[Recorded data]
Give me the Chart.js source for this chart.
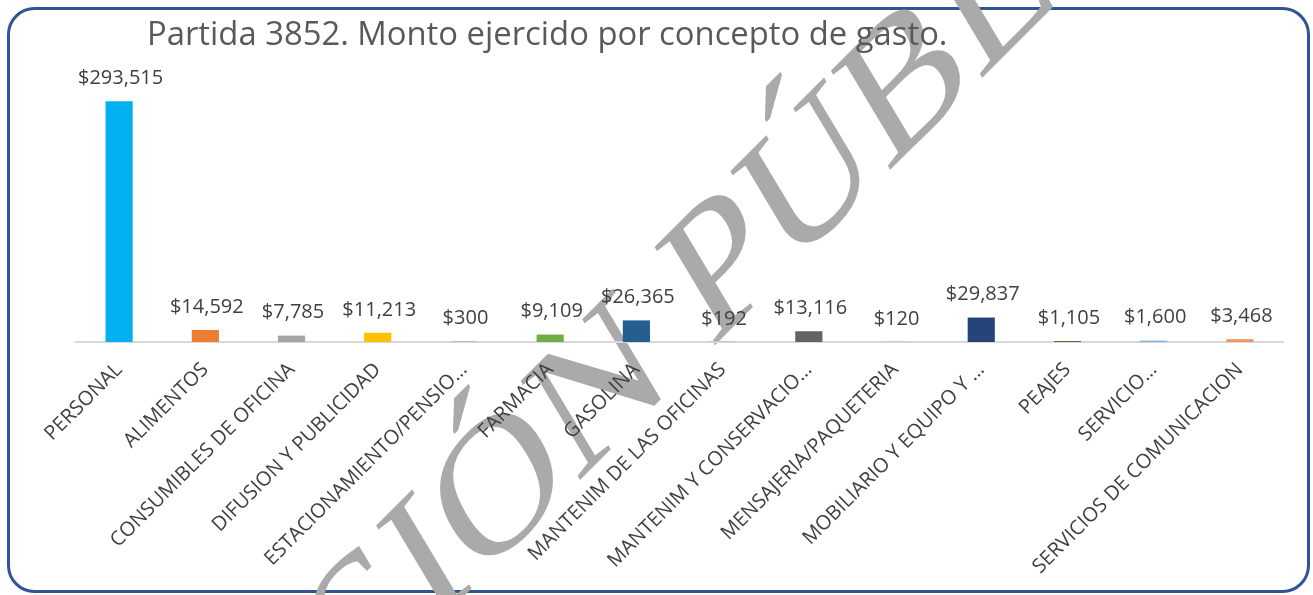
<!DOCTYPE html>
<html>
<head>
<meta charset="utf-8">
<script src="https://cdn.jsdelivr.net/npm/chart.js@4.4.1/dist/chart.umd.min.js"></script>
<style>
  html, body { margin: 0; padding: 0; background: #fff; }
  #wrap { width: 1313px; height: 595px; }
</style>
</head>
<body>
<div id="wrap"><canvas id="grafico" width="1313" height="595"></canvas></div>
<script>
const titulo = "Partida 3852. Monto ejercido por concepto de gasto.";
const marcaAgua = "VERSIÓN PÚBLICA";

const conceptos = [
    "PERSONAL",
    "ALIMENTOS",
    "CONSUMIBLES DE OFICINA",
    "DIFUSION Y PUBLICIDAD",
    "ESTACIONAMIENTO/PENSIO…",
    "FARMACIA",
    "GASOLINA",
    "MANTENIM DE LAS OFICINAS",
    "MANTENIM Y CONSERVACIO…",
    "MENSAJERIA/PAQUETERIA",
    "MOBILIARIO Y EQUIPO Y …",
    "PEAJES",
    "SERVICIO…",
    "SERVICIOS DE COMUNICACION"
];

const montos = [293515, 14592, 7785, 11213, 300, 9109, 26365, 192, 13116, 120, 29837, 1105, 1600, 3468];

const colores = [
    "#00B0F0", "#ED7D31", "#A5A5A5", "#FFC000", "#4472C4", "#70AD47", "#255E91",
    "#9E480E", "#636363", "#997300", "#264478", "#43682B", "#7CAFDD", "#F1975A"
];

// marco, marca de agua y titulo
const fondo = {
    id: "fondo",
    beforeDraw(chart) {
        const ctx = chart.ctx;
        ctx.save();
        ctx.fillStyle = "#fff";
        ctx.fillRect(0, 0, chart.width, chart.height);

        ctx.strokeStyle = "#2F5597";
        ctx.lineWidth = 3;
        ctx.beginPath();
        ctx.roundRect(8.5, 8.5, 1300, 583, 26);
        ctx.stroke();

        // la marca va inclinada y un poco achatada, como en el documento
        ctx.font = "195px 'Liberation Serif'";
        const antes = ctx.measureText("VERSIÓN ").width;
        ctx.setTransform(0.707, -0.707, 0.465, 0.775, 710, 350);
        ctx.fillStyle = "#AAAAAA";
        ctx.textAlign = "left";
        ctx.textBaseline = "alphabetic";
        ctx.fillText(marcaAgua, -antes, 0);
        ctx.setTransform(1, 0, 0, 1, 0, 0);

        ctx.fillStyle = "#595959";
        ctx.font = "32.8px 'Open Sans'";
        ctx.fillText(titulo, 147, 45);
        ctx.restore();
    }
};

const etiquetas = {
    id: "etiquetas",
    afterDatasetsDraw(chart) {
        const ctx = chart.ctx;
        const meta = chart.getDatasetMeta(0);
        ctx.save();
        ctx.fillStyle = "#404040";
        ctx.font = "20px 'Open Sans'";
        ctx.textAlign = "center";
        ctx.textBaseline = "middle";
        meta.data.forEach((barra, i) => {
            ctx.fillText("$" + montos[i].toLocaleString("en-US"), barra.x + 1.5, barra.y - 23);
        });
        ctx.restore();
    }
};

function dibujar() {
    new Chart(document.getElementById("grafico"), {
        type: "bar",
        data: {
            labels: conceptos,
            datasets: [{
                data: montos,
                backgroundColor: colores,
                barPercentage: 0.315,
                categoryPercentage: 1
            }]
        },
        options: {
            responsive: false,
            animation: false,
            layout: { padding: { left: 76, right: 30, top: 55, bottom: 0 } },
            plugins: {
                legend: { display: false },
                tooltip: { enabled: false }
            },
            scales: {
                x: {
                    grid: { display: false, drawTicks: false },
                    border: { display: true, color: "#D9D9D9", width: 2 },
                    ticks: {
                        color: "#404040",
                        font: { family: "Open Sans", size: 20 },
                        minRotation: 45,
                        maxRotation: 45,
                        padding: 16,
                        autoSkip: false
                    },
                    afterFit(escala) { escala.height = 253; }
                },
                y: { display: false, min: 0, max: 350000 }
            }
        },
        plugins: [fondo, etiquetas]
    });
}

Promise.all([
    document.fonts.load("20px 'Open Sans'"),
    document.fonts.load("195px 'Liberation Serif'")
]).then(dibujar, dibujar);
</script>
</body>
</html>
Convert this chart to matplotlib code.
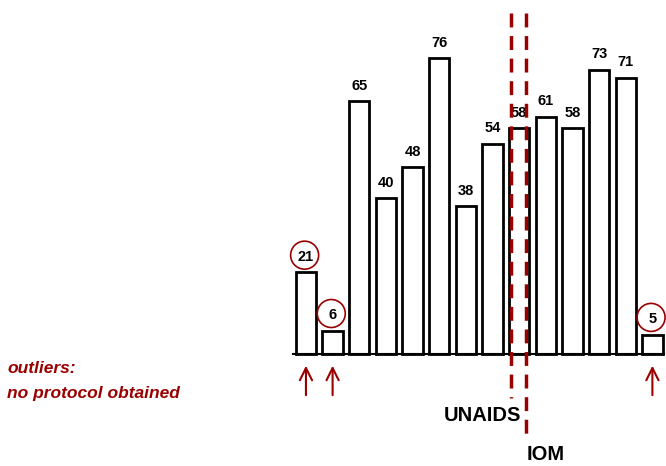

TASK TO CARRY OUT –
From the material above, reproduce everything verbatim except the pictures.

ANSWER IN FULL –
Give me the Chart.js source for this chart.
<!DOCTYPE html>
<html>
<head>
<meta charset="utf-8">
<script src="https://cdn.jsdelivr.net/npm/chart.js@4.4.1/dist/chart.umd.min.js"></script>
<style>
  html, body { margin: 0; padding: 0; background: #fff; }
  #wrap { width: 1313px; height: 595px; }
</style>
</head>
<body>
<div id="wrap"><canvas id="grafico" width="1313" height="595"></canvas></div>
<script>
const titulo = "Partida 3852. Monto ejercido por concepto de gasto.";
const marcaAgua = "VERSIÓN PÚBLICA";

const conceptos = [
    "PERSONAL",
    "ALIMENTOS",
    "CONSUMIBLES DE OFICINA",
    "DIFUSION Y PUBLICIDAD",
    "ESTACIONAMIENTO/PENSIO…",
    "FARMACIA",
    "GASOLINA",
    "MANTENIM DE LAS OFICINAS",
    "MANTENIM Y CONSERVACIO…",
    "MENSAJERIA/PAQUETERIA",
    "MOBILIARIO Y EQUIPO Y …",
    "PEAJES",
    "SERVICIO…",
    "SERVICIOS DE COMUNICACION"
];

const montos = [293515, 14592, 7785, 11213, 300, 9109, 26365, 192, 13116, 120, 29837, 1105, 1600, 3468];

const colores = [
    "#00B0F0", "#ED7D31", "#A5A5A5", "#FFC000", "#4472C4", "#70AD47", "#255E91",
    "#9E480E", "#636363", "#997300", "#264478", "#43682B", "#7CAFDD", "#F1975A"
];

// marco, marca de agua y titulo
const fondo = {
    id: "fondo",
    beforeDraw(chart) {
        const ctx = chart.ctx;
        ctx.save();
        ctx.fillStyle = "#fff";
        ctx.fillRect(0, 0, chart.width, chart.height);

        ctx.strokeStyle = "#2F5597";
        ctx.lineWidth = 3;
        ctx.beginPath();
        ctx.roundRect(8.5, 8.5, 1300, 583, 26);
        ctx.stroke();

        // la marca va inclinada y un poco achatada, como en el documento
        ctx.font = "195px 'Liberation Serif'";
        const antes = ctx.measureText("VERSIÓN ").width;
        ctx.setTransform(0.707, -0.707, 0.465, 0.775, 710, 350);
        ctx.fillStyle = "#AAAAAA";
        ctx.textAlign = "left";
        ctx.textBaseline = "alphabetic";
        ctx.fillText(marcaAgua, -antes, 0);
        ctx.setTransform(1, 0, 0, 1, 0, 0);

        ctx.fillStyle = "#595959";
        ctx.font = "32.8px 'Open Sans'";
        ctx.fillText(titulo, 147, 45);
        ctx.restore();
    }
};

const etiquetas = {
    id: "etiquetas",
    afterDatasetsDraw(chart) {
        const ctx = chart.ctx;
        const meta = chart.getDatasetMeta(0);
        ctx.save();
        ctx.fillStyle = "#404040";
        ctx.font = "20px 'Open Sans'";
        ctx.textAlign = "center";
        ctx.textBaseline = "middle";
        meta.data.forEach((barra, i) => {
            ctx.fillText("$" + montos[i].toLocaleString("en-US"), barra.x + 1.5, barra.y - 23);
        });
        ctx.restore();
    }
};

function dibujar() {
    new Chart(document.getElementById("grafico"), {
        type: "bar",
        data: {
            labels: conceptos,
            datasets: [{
                data: montos,
                backgroundColor: colores,
                barPercentage: 0.315,
                categoryPercentage: 1
            }]
        },
        options: {
            responsive: false,
            animation: false,
            layout: { padding: { left: 76, right: 30, top: 55, bottom: 0 } },
            plugins: {
                legend: { display: false },
                tooltip: { enabled: false }
            },
            scales: {
                x: {
                    grid: { display: false, drawTicks: false },
                    border: { display: true, color: "#D9D9D9", width: 2 },
                    ticks: {
                        color: "#404040",
                        font: { family: "Open Sans", size: 20 },
                        minRotation: 45,
                        maxRotation: 45,
                        padding: 16,
                        autoSkip: false
                    },
                    afterFit(escala) { escala.height = 253; }
                },
                y: { display: false, min: 0, max: 350000 }
            }
        },
        plugins: [fondo, etiquetas]
    });
}

Promise.all([
    document.fonts.load("20px 'Open Sans'"),
    document.fonts.load("195px 'Liberation Serif'")
]).then(dibujar, dibujar);
</script>
</body>
</html>
Convert this chart to matplotlib code.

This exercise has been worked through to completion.